A comienzos de los 1930 las universidades de Oxford, Jerusalén, París, Madrid y Leyden le ofrecían todo tipo de prebendas con tal de que fuera profesor suyo. Pero quien lo consiguió fue el recién creado Instituto de Estudios Avanzados de Princeton. El 17 de octubre de 1933 Einstein, en compañía de su segunda mujer, Elsa, su secretaria Helen Dukas y su ayudante Walther Mayer, llegó a Nueva York. Como dijo el físico Paul Langevin, «es un acontecimiento tan importante como podría serlo la mudanza del Vaticano al Nuevo Mundo. El Papa de la física se ha mudado de casa y EE.UU. se ha convertido en el centro mundial de las ciencias naturales». Fue allí, entre los árboles que llevaban a su casa en la calle Mercer, donde se forjó la leyenda.
Pero Einstein no fue sólo un físico. También estuvo comprometido con la humanidad. Su pacifismo a ultranza ⎯a menudo prestaba su nombre a declaraciones por la paz⎯ se vio truncado al apoyar firmemente la construcción de la bomba atómica. Incluso copió de nuevo de su puño y letra el artículo original sobre la relatividad que publicó en 1905 para recaudar fondos para la guerra ⎯cuenta su secretaria que, mientras ésta le dictaba, en un determinado momento levantó la cabeza y exclamó: «¿He dicho yo eso? Podía haberlo hecho sin tantas complicaciones»⎯. La subasta del manuscrito alcanzó los 6 millones de dólares.

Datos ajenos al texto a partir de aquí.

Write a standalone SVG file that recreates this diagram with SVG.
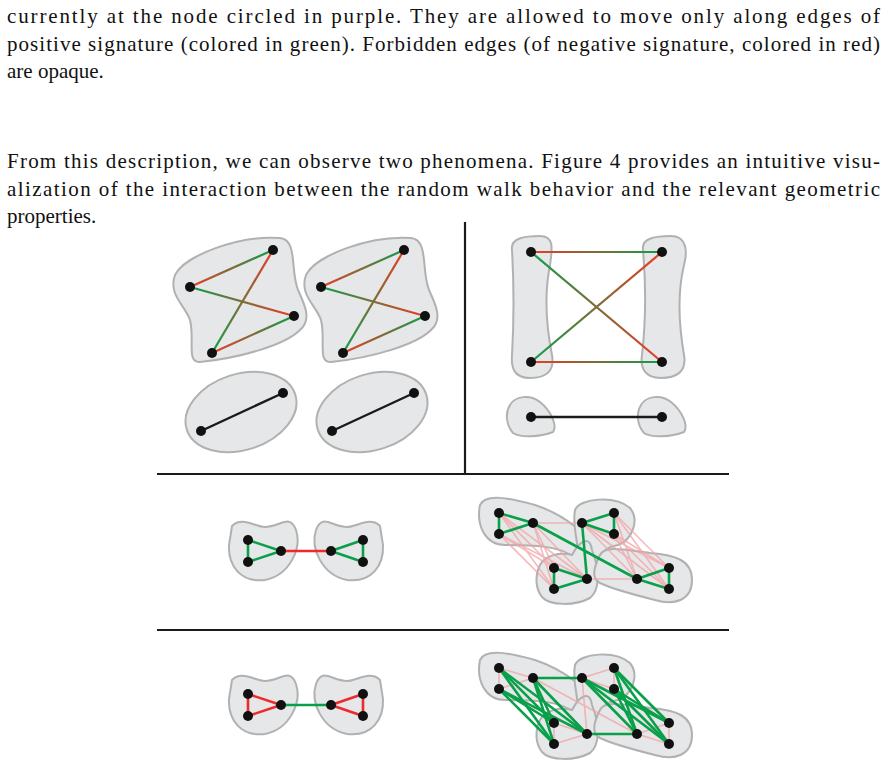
<svg xmlns="http://www.w3.org/2000/svg" width="887" height="766" viewBox="0 0 887 766">
<style>
text{font-family:"Liberation Serif","DejaVu Serif",serif;font-size:21px;fill:#111}
.b{fill:#e6e7e8;stroke:#b1b1b1;stroke-width:2}
.n{fill:#111}
.g{stroke:#0aa04a;stroke-width:2.6}
.r{stroke:#ee2a2a;stroke-width:2.6}
.p{stroke:#f3a3a6;stroke-width:1.6;opacity:0.75}
.k{stroke:#1a1a1a;stroke-width:2.4}
.d{stroke:#1a1a1a;stroke-width:2.2}
.e{stroke-width:2.2}
</style>
<defs>
<linearGradient id="gr" x1="0" y1="0" x2="1" y2="0"><stop offset="0" stop-color="#0aa04a"/><stop offset="1" stop-color="#ee3a24"/></linearGradient>
</defs>
<rect width="887" height="766" fill="#fff"/>
<text x="7" y="23" textLength="873" lengthAdjust="spacing">currently at the node circled in purple.  They are allowed to move only along edges of</text>
<text x="7" y="51" textLength="873" lengthAdjust="spacing">positive signature (colored in green). Forbidden edges (of negative signature, colored in red)</text>
<text x="7" y="78">are opaque.</text>
<text x="7" y="168" textLength="873" lengthAdjust="spacing">From this description, we can observe two phenomena. Figure 4 provides an intuitive visu-</text>
<text x="7" y="196" textLength="873" lengthAdjust="spacing">alization of the interaction between the random walk behavior and the relevant geometric</text>
<text x="7" y="223">properties.</text>

<g id="dividers">
<line class="d" x1="465" y1="222" x2="465" y2="474"/>
<line class="d" x1="157" y1="474" x2="729" y2="474"/>
<line class="d" x1="157" y1="630" x2="729" y2="630"/>
</g>

<g id="blobs">
<path id="tl1" class="b" d="M175,275 C185,255 240,235 280,238 C298,240 290,270 298,290 C305,305 312,320 300,330 C285,345 240,358 200,362 C186,363 195,340 190,320 C185,305 168,295 175,275 Z"/>
<path id="tl2" class="b" transform="translate(131,0)" d="M175,275 C185,255 240,235 280,238 C298,240 290,270 298,290 C305,305 312,320 300,330 C285,345 240,358 200,362 C186,363 195,340 190,320 C185,305 168,295 175,275 Z"/>
<ellipse id="tl3" class="b" cx="241" cy="412" rx="57" ry="38" transform="rotate(-18 241 412)"/>
<ellipse id="tl4" class="b" cx="372" cy="412" rx="57" ry="38" transform="rotate(-18 372 412)"/>
<path id="tr1" class="b" d="M512,250 C510,238 525,236 540,236 C555,236 552,250 550,265 C545,290 545,320 552,355 C555,372 545,378 530,378 C514,378 511,368 512,355 C514,320 514,285 512,250 Z"/>
<path id="tr2" class="b" d="M643,250 C641,238 656,236 671,236 C686,236 688,250 684,265 C678,290 678,320 684,355 C687,372 676,378 661,378 C645,378 640,368 642,355 C646,320 646,285 643,250 Z"/>
<path id="tr3" class="b" d="M510,405 C515,396 530,394 540,402 C550,410 558,425 553,432 C540,437 520,438 513,433 C506,425 505,413 510,405 Z"/>
<path id="tr4" class="b" d="M641,405 C646,396 661,394 671,402 C681,410 689,425 684,432 C671,437 651,438 644,433 C637,425 636,413 641,405 Z"/>
<path id="ml1" class="b" d="M232,526 C242,516 255,527 265,527 C280,527 290,513 296,530 C302,548 290,575 265,580 C240,583 228,565 229,545 Z"/>
<path id="ml2" class="b" transform="translate(612,0) scale(-1,1)" d="M232,526 C242,516 255,527 265,527 C280,527 290,513 296,530 C302,548 290,575 265,580 C240,583 228,565 229,545 Z"/>
<path id="bl1" class="b" transform="translate(0,154)" d="M232,526 C242,516 255,527 265,527 C280,527 290,513 296,530 C302,548 290,575 265,580 C240,583 228,565 229,545 Z"/>
<path id="bl2" class="b" transform="translate(612,154) scale(-1,1)" d="M232,526 C242,516 255,527 265,527 C280,527 290,513 296,530 C302,548 290,575 265,580 C240,583 228,565 229,545 Z"/>
<g id="mrblobs">
<path class="b" d="M480,505 C485,493 510,498 535,505 C565,515 590,535 598,555 C602,568 585,570 575,558 C560,545 530,545 505,545 C485,545 476,525 480,505 Z"/>
<path class="b" d="M575,510 C580,498 615,495 630,508 C640,520 632,540 618,545 C600,548 598,560 593,570 C586,578 578,570 578,555 C578,540 572,525 575,510 Z"/>
<path class="b" d="M540,565 C545,555 560,552 572,555 C580,540 590,535 592,550 C600,570 600,590 590,598 C575,606 550,606 542,597 C535,588 535,575 540,565 Z"/>
<path class="b" d="M600,555 C605,545 625,550 650,553 C675,555 692,560 692,580 C692,600 675,606 655,600 C635,595 615,590 600,583 C590,578 595,565 600,555 Z"/>
</g>
<g id="brblobs" transform="translate(0,155)">
<path class="b" d="M480,505 C485,493 510,498 535,505 C565,515 590,535 598,555 C602,568 585,570 575,558 C560,545 530,545 505,545 C485,545 476,525 480,505 Z"/>
<path class="b" d="M575,510 C580,498 615,495 630,508 C640,520 632,540 618,545 C600,548 598,560 593,570 C586,578 578,570 578,555 C578,540 572,525 575,510 Z"/>
<path class="b" d="M540,565 C545,555 560,552 572,555 C580,540 590,535 592,550 C600,570 600,590 590,598 C575,606 550,606 542,597 C535,588 535,575 540,565 Z"/>
<path class="b" d="M600,555 C605,545 625,550 650,553 C675,555 692,560 692,580 C692,600 675,606 655,600 C635,595 615,590 600,583 C590,578 595,565 600,555 Z"/>
</g>
</g>

<g id="connectors">
<g id="tl-edges" class="e">
<line stroke="url(#g1)" x1="273" y1="250" x2="190" y2="287"/>
<line stroke="url(#g2)" x1="190" y1="287" x2="294" y2="316"/>
<line stroke="url(#g3)" x1="212" y1="353" x2="273" y2="250"/>
<line stroke="url(#g4)" x1="294" y1="316" x2="212" y2="353"/>
<line stroke="url(#g5)" x1="404" y1="250" x2="321" y2="287"/>
<line stroke="url(#g6)" x1="321" y1="287" x2="425" y2="316"/>
<line stroke="url(#g7)" x1="343" y1="353" x2="404" y2="250"/>
<line stroke="url(#g8)" x1="425" y1="316" x2="343" y2="353"/>
<line class="k" x1="201" y1="431" x2="283" y2="393"/>
<line class="k" x1="332" y1="431" x2="414" y2="393"/>
<line stroke="url(#g9)" x1="662" y1="252" x2="531" y2="252"/>
<line stroke="url(#g10)" x1="531" y1="252" x2="662" y2="362"/>
<line stroke="url(#g11)" x1="531" y1="362" x2="662" y2="252"/>
<line stroke="url(#g12)" x1="662" y1="362" x2="531" y2="362"/>
<line class="k" x1="531" y1="417" x2="662" y2="417"/>
</g>
<defs>
<linearGradient id="g1" href="#gr" gradientUnits="userSpaceOnUse" x1="273" y1="250" x2="190" y2="287"/>
<linearGradient id="g2" href="#gr" gradientUnits="userSpaceOnUse" x1="190" y1="287" x2="294" y2="316"/>
<linearGradient id="g3" href="#gr" gradientUnits="userSpaceOnUse" x1="212" y1="353" x2="273" y2="250"/>
<linearGradient id="g4" href="#gr" gradientUnits="userSpaceOnUse" x1="294" y1="316" x2="212" y2="353"/>
<linearGradient id="g5" href="#gr" gradientUnits="userSpaceOnUse" x1="404" y1="250" x2="321" y2="287"/>
<linearGradient id="g6" href="#gr" gradientUnits="userSpaceOnUse" x1="321" y1="287" x2="425" y2="316"/>
<linearGradient id="g7" href="#gr" gradientUnits="userSpaceOnUse" x1="343" y1="353" x2="404" y2="250"/>
<linearGradient id="g8" href="#gr" gradientUnits="userSpaceOnUse" x1="425" y1="316" x2="343" y2="353"/>
<linearGradient id="g9" href="#gr" gradientUnits="userSpaceOnUse" x1="662" y1="252" x2="531" y2="252"/>
<linearGradient id="g10" href="#gr" gradientUnits="userSpaceOnUse" x1="531" y1="252" x2="662" y2="362"/>
<linearGradient id="g11" href="#gr" gradientUnits="userSpaceOnUse" x1="531" y1="362" x2="662" y2="252"/>
<linearGradient id="g12" href="#gr" gradientUnits="userSpaceOnUse" x1="662" y1="362" x2="531" y2="362"/>
</defs>
<g id="ml-edges">
<line class="g" x1="248" y1="540" x2="248" y2="562"/>
<line class="g" x1="248" y1="540" x2="281" y2="551"/>
<line class="g" x1="248" y1="562" x2="281" y2="551"/>
<line class="r" x1="281" y1="551" x2="331" y2="551"/>
<line class="g" x1="363" y1="540" x2="363" y2="562"/>
<line class="g" x1="363" y1="540" x2="331" y2="551"/>
<line class="g" x1="363" y1="562" x2="331" y2="551"/>
</g>
<g id="bl-edges" transform="translate(0,154)">
<line class="r" x1="248" y1="540" x2="248" y2="562"/>
<line class="r" x1="248" y1="540" x2="281" y2="551"/>
<line class="r" x1="248" y1="562" x2="281" y2="551"/>
<line class="g" x1="281" y1="551" x2="331" y2="551"/>
<line class="r" x1="363" y1="540" x2="363" y2="562"/>
<line class="r" x1="363" y1="540" x2="331" y2="551"/>
<line class="r" x1="363" y1="562" x2="331" y2="551"/>
</g>
<g id="mr-edges">
<g class="p">
<line x1="499" y1="513" x2="554" y2="568"/><line x1="499" y1="513" x2="554" y2="589"/><line x1="499" y1="513" x2="587" y2="579"/>
<line x1="499" y1="534" x2="554" y2="568"/><line x1="499" y1="534" x2="554" y2="589"/><line x1="499" y1="534" x2="587" y2="579"/>
<line x1="533" y1="523" x2="554" y2="568"/><line x1="533" y1="523" x2="554" y2="589"/><line x1="533" y1="523" x2="587" y2="579"/>
<line x1="582" y1="523" x2="637" y2="579"/><line x1="582" y1="523" x2="669" y2="568"/><line x1="582" y1="523" x2="669" y2="589"/>
<line x1="614" y1="513" x2="637" y2="579"/><line x1="614" y1="513" x2="669" y2="568"/><line x1="614" y1="513" x2="669" y2="589"/>
<line x1="614" y1="534" x2="637" y2="579"/><line x1="614" y1="534" x2="669" y2="568"/><line x1="614" y1="534" x2="669" y2="589"/>
<line x1="533" y1="523" x2="582" y2="523"/><line x1="587" y1="579" x2="637" y2="579"/>
</g>
<g class="g">
<line x1="499" y1="513" x2="499" y2="534"/><line x1="499" y1="513" x2="533" y2="523"/><line x1="499" y1="534" x2="533" y2="523"/>
<line x1="582" y1="523" x2="614" y2="513"/><line x1="582" y1="523" x2="614" y2="534"/><line x1="614" y1="513" x2="614" y2="534"/>
<line x1="554" y1="568" x2="554" y2="589"/><line x1="554" y1="568" x2="587" y2="579"/><line x1="554" y1="589" x2="587" y2="579"/>
<line x1="637" y1="579" x2="669" y2="568"/><line x1="637" y1="579" x2="669" y2="589"/><line x1="669" y1="568" x2="669" y2="589"/>
<line x1="533" y1="523" x2="637" y2="579"/><line x1="582" y1="523" x2="587" y2="579"/>
</g>
</g>
<g id="br-edges" transform="translate(0,155)">
<g class="p">
<line x1="499" y1="513" x2="499" y2="534"/><line x1="499" y1="513" x2="533" y2="523"/><line x1="499" y1="534" x2="533" y2="523"/>
<line x1="582" y1="523" x2="614" y2="513"/><line x1="582" y1="523" x2="614" y2="534"/><line x1="614" y1="513" x2="614" y2="534"/>
<line x1="554" y1="568" x2="554" y2="589"/><line x1="554" y1="568" x2="587" y2="579"/><line x1="554" y1="589" x2="587" y2="579"/>
<line x1="637" y1="579" x2="669" y2="568"/><line x1="637" y1="579" x2="669" y2="589"/><line x1="669" y1="568" x2="669" y2="589"/>
<line x1="533" y1="523" x2="637" y2="579"/><line x1="582" y1="523" x2="587" y2="579"/>
</g>
<g class="g">
<line x1="499" y1="513" x2="554" y2="568"/><line x1="499" y1="513" x2="554" y2="589"/><line x1="499" y1="513" x2="587" y2="579"/>
<line x1="499" y1="534" x2="554" y2="568"/><line x1="499" y1="534" x2="554" y2="589"/><line x1="499" y1="534" x2="587" y2="579"/>
<line x1="533" y1="523" x2="554" y2="568"/><line x1="533" y1="523" x2="554" y2="589"/><line x1="533" y1="523" x2="587" y2="579"/>
<line x1="582" y1="523" x2="637" y2="579"/><line x1="582" y1="523" x2="669" y2="568"/><line x1="582" y1="523" x2="669" y2="589"/>
<line x1="614" y1="513" x2="637" y2="579"/><line x1="614" y1="513" x2="669" y2="568"/><line x1="614" y1="513" x2="669" y2="589"/>
<line x1="614" y1="534" x2="637" y2="579"/><line x1="614" y1="534" x2="669" y2="568"/><line x1="614" y1="534" x2="669" y2="589"/>
<line x1="533" y1="523" x2="582" y2="523"/><line x1="587" y1="579" x2="637" y2="579"/>
</g>
</g>
</g>

<g id="nodes" class="n">
<circle cx="273" cy="250" r="5"/><circle cx="190" cy="287" r="5"/><circle cx="294" cy="316" r="5"/><circle cx="212" cy="353" r="5"/>
<circle cx="404" cy="250" r="5"/><circle cx="321" cy="287" r="5"/><circle cx="425" cy="316" r="5"/><circle cx="343" cy="353" r="5"/>
<circle cx="201" cy="431" r="5"/><circle cx="283" cy="393" r="5"/><circle cx="332" cy="431" r="5"/><circle cx="414" cy="393" r="5"/>
<circle cx="531" cy="252" r="5"/><circle cx="662" cy="252" r="5"/><circle cx="531" cy="362" r="5"/><circle cx="662" cy="362" r="5"/>
<circle cx="531" cy="417" r="5"/><circle cx="662" cy="417" r="5"/>
<g id="mlnodes"><circle cx="248" cy="540" r="5"/><circle cx="248" cy="562" r="5"/><circle cx="281" cy="551" r="5"/><circle cx="331" cy="551" r="5"/><circle cx="363" cy="540" r="5"/><circle cx="363" cy="562" r="5"/></g>
<g transform="translate(0,154)"><circle cx="248" cy="540" r="5"/><circle cx="248" cy="562" r="5"/><circle cx="281" cy="551" r="5"/><circle cx="331" cy="551" r="5"/><circle cx="363" cy="540" r="5"/><circle cx="363" cy="562" r="5"/></g>
<g id="mrnodes"><circle cx="499" cy="513" r="5"/><circle cx="499" cy="534" r="5"/><circle cx="533" cy="523" r="5"/><circle cx="582" cy="523" r="5"/><circle cx="614" cy="513" r="5"/><circle cx="614" cy="534" r="5"/><circle cx="554" cy="568" r="5"/><circle cx="554" cy="589" r="5"/><circle cx="587" cy="579" r="5"/><circle cx="637" cy="579" r="5"/><circle cx="669" cy="568" r="5"/><circle cx="669" cy="589" r="5"/></g>
<g transform="translate(0,155)"><circle cx="499" cy="513" r="5"/><circle cx="499" cy="534" r="5"/><circle cx="533" cy="523" r="5"/><circle cx="582" cy="523" r="5"/><circle cx="614" cy="513" r="5"/><circle cx="614" cy="534" r="5"/><circle cx="554" cy="568" r="5"/><circle cx="554" cy="589" r="5"/><circle cx="587" cy="579" r="5"/><circle cx="637" cy="579" r="5"/><circle cx="669" cy="568" r="5"/><circle cx="669" cy="589" r="5"/></g>
</g>
</svg>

Einstein también fue un hombre comprometido políticamente. Es más, admiraba el coraje político de personas como Walter Rathenau, ministro de asuntos exteriores de la República de Weimar. Tras su asesinato escribió: «No es mérito ser un idealista cuando uno vive en babia; él fue idealista aun viviendo en la tierra y conociendo su hedor como casi nadie». Pero había algo que no lo convertía en buen político. Bertrand de Jouvenel decía que la principal característica de un problema político era que admite arreglo pero no solución. Algo inaceptable para el genial físico. Así, cuando en noviembre de 1952 murió el presidente de Israel Chaim Weizmann y el primer ministro David Ben-Guiron decidió ofrecerle la presidencia, éste preguntó a su secretario personal: «¿Y qué hacemos si acepta?» Por suerte para ellos, no lo hizo.

El 18 de abril de 1955, una hora después de la media noche, su corazón dejó de latir. Dos días antes había dicho a un amigo íntimo: «No estés tan triste. Todos tenemos que morir».